Homily for January 26th, 2018: Mark 24: 26-34.
“Without parables [Jesus] did not
speak to them,” Mark tells us. Why do you suppose Jesus chose parables as his
favorite form of teaching? Well, who doesn’t like a good story? Stories have a
universal appeal: to young children, but also to adults. But there is another
reason why Jesus chose to teach through stories. Because stories are much
easier to understand than abstract explanations. In his book, Jesus of Nazareth, Pope Benedict XVI
writes: “Every teacher who wants to communicate new knowledge to his listeners
naturally makes constant use of example or parable. ... By means of parable he
brings something distant within their reach so that, using the parable as a
bridge, they can arrive at what was previously unknown.”
Today’s
gospel contains two parables. The first tells us that God’s kingdom is like
seed that a farmer sows in the ground. It grows secretly. Most of God’s work is like that. We grow discouraged
because our efforts to build and grow God’s kingdom seem to bear so little
fruit – or none at all.

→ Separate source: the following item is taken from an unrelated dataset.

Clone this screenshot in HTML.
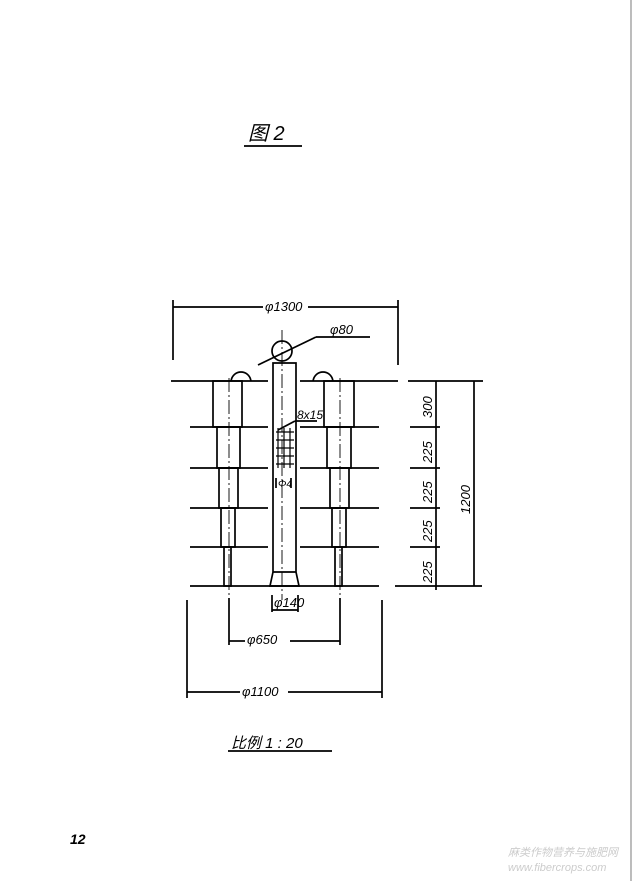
<!DOCTYPE html>
<html><head><meta charset="utf-8"><style>
html,body{margin:0;padding:0;background:#fff}
svg{display:block}
text{font-family:"Liberation Sans","Noto Sans CJK SC",sans-serif;font-style:italic;fill:#000}
</style></head><body>
<svg width="632" height="881" viewBox="0 0 632 881" xmlns="http://www.w3.org/2000/svg">
<line x1="631" y1="0" x2="631" y2="881" stroke="#999" stroke-width="1.3"/>
<g stroke="#000" stroke-width="1.7" fill="none">
<line x1="244" y1="146" x2="302" y2="146"/>
<line x1="173" y1="307" x2="263" y2="307"/><line x1="308" y1="307" x2="398" y2="307"/>
<line x1="173" y1="300" x2="173" y2="360"/><line x1="398" y1="300" x2="398" y2="365"/>
<line x1="258" y1="365" x2="316" y2="337"/><line x1="316" y1="337" x2="370" y2="337"/>
<circle cx="282" cy="351" r="10"/>
<line x1="282" y1="330" x2="282" y2="600" stroke-dasharray="14,3,2,3" stroke-width="0.9"/>
<line x1="171" y1="381" x2="268" y2="381"/><line x1="300" y1="381" x2="398" y2="381"/>
<line x1="190" y1="427" x2="268" y2="427"/><line x1="300" y1="427" x2="379" y2="427"/>
<line x1="190" y1="468" x2="268" y2="468"/><line x1="300" y1="468" x2="379" y2="468"/>
<line x1="190" y1="508" x2="268" y2="508"/><line x1="300" y1="508" x2="379" y2="508"/>
<line x1="190" y1="547" x2="268" y2="547"/><line x1="300" y1="547" x2="379" y2="547"/>
<line x1="190" y1="586" x2="379" y2="586"/>
<path d="M273 363 H296 V572 L299 586 H270 L273 572 Z"/>
<line x1="273" y1="572" x2="296" y2="572"/>
<g stroke-width="1.2">
<line x1="276" y1="432" x2="294" y2="432"/><line x1="276" y1="440" x2="294" y2="440"/><line x1="276" y1="448" x2="294" y2="448"/><line x1="276" y1="456" x2="294" y2="456"/><line x1="276" y1="464" x2="294" y2="464"/>
<line x1="278" y1="428" x2="278" y2="468"/><line x1="284" y1="428" x2="284" y2="468"/><line x1="290" y1="428" x2="290" y2="468"/>
</g>
<line x1="278" y1="430" x2="295" y2="421"/><line x1="295" y1="421" x2="317" y2="421"/>
<line x1="276" y1="478" x2="276" y2="488"/><line x1="291" y1="478" x2="291" y2="488"/>
<path d="M231 381 C233 369 249 369 251 381"/>
<rect x="213" y="381" width="29" height="46"/>
<rect x="217" y="427" width="23" height="41"/>
<rect x="219" y="468" width="19" height="40"/>
<rect x="221" y="508" width="14" height="39"/>
<rect x="224" y="547" width="7" height="39"/>
<line x1="229" y1="378" x2="229" y2="595" stroke-dasharray="14,3,2,3" stroke-width="0.9"/>
<path d="M313 381 C315 369 331 369 333 381"/>
<rect x="324" y="381" width="30" height="46"/>
<rect x="327" y="427" width="24" height="41"/>
<rect x="330" y="468" width="19" height="40"/>
<rect x="332" y="508" width="14" height="39"/>
<rect x="335" y="547" width="7" height="39"/>
<line x1="340" y1="378" x2="340" y2="595" stroke-dasharray="14,3,2,3" stroke-width="0.9"/>
<line x1="408" y1="381" x2="483" y2="381"/>
<line x1="410" y1="427" x2="440" y2="427"/><line x1="410" y1="468" x2="440" y2="468"/><line x1="410" y1="508" x2="440" y2="508"/><line x1="410" y1="547" x2="440" y2="547"/>
<line x1="395" y1="586" x2="482" y2="586"/>
<line x1="436" y1="381" x2="436" y2="590"/>
<line x1="474" y1="381" x2="474" y2="586"/>
<line x1="272" y1="595" x2="272" y2="612"/><line x1="298" y1="595" x2="298" y2="612"/>
<line x1="272" y1="610" x2="298" y2="610"/>
<line x1="229" y1="598" x2="229" y2="645"/><line x1="340" y1="598" x2="340" y2="645"/>
<line x1="229" y1="641" x2="245" y2="641"/><line x1="290" y1="641" x2="340" y2="641"/>
<line x1="187" y1="600" x2="187" y2="698"/><line x1="382" y1="600" x2="382" y2="698"/>
<line x1="187" y1="692" x2="240" y2="692"/><line x1="288" y1="692" x2="382" y2="692"/>
<line x1="228" y1="751" x2="332" y2="751"/>
</g>
<text x="248" y="140" font-size="20">图  2</text>
<text x="265" y="311" font-size="13">φ1300</text>
<text x="330" y="334" font-size="13">φ80</text>
<text x="297" y="419" font-size="12">8x15</text>
<text x="278" y="487" font-size="10">Φ4</text>
<text x="274" y="607" font-size="13">φ140</text>
<text x="247" y="644" font-size="13">φ650</text>
<text x="242" y="696" font-size="13">φ1100</text>
<g font-size="13">
<text transform="translate(432,418) rotate(-90)">300</text>
<text transform="translate(432,463) rotate(-90)">225</text>
<text transform="translate(432,503) rotate(-90)">225</text>
<text transform="translate(432,542) rotate(-90)">225</text>
<text transform="translate(432,583) rotate(-90)">225</text>
<text transform="translate(470,514) rotate(-90)">1200</text>
</g>
<text x="231" y="748" font-size="15">比例  1 : 20</text>
<text x="70" y="844" font-size="14" font-weight="bold" font-style="normal">12</text>
<text x="508" y="856" font-size="11" font-style="normal" style="fill:#ccc">麻类作物营养与施肥网</text>
<text x="508" y="871" font-size="11" font-style="normal" style="fill:#ccc">www.fibercrops.com</text>
</svg>
</body></html>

Unknown to us, however, and unseen, God is powerfully
at work. One day – if not in this world, then at least in the next – we shall
witness the result of this secret growth: fruit as astonishing as the enormous
bush that grows from the tiniest of seeds.
Teach us
then, good Lord, to trust always in you: to give and not to count the cost; to
fight and not to heed the wounds; to toil and not to look for any reward, but
that of knowing that we do your will. All this we ask in the name of your dear
Son, who died that we might live; and who now lives with you in the unity of
the Holy Spirit, one God, forever and ever. Amen.